14. Mr. Gandhi finally relied on a judgment of Mr. Justice Jai Lal in 'Muhammad Khan v. Mt. Nekan', AIR 1926 Lah 562, where again it was held that a subsequent suit, in effect the same as previous suit but where a different relief is claimed, is barred under Rule 9, Order IX, Civil Procedure Code.
15. What I have to determine in this case is as to whether the two suits have been brought on the same cause of action. In both suits I find that the plaintiffs claimed that they were in possession as Pattidars of the same 'got' and prayed for declaration that they had a better right to remain in possession. In the two plaints, which I have referred to above, there is no difference at all in the allegations made excepting the addition in the second one of a re-denial of plaintiffs' right 15 days before the suit. In my opinion, if a suit is dismissed for default no second suit is possible on the same cause of action and that is exactly what the plaintiffs are trying to do in the present case. In the previous suit the plaintiffs had asked for declaration with regard to that portion of the land of which they had been held to be in possession and the suit was dismissed in default and therefore under Order IX no second suit can be brought on that cause of action.
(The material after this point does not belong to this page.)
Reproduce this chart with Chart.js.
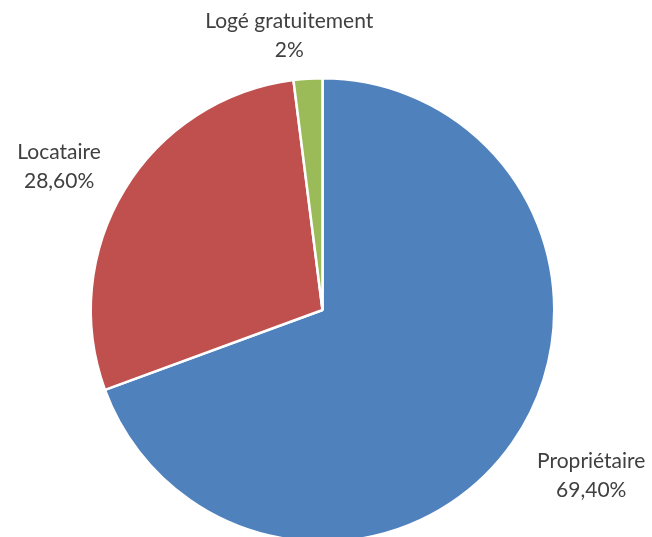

16. Mr. Gujral then submitted that in regard to that portion of which he was held not to be in possession and he claims to be in possession now he can bring a second suit. I am unable to agree with this submission. The appellate Court had held in the present suit that he was not in possession. There is no allegation in the present plaint that he had subsequent to that adjudication come into possession. It was really bringing a second suit on the same cause of action, and, in my opinion, it is barred, if not for any other reason then for this that the second suit offends against the well-known maxim that no man shall be twice vexed with one and the same cause of action; see 'Amir Din v. Shidev Singh', AIR 1947 Lah 102 and 'Harnam Singh v. Bakshish Singh', RSA No. 6 of 1949, and I am therefore of the opinion that the suit was rightly dismissed and I dismiss this appeal with costs throughout.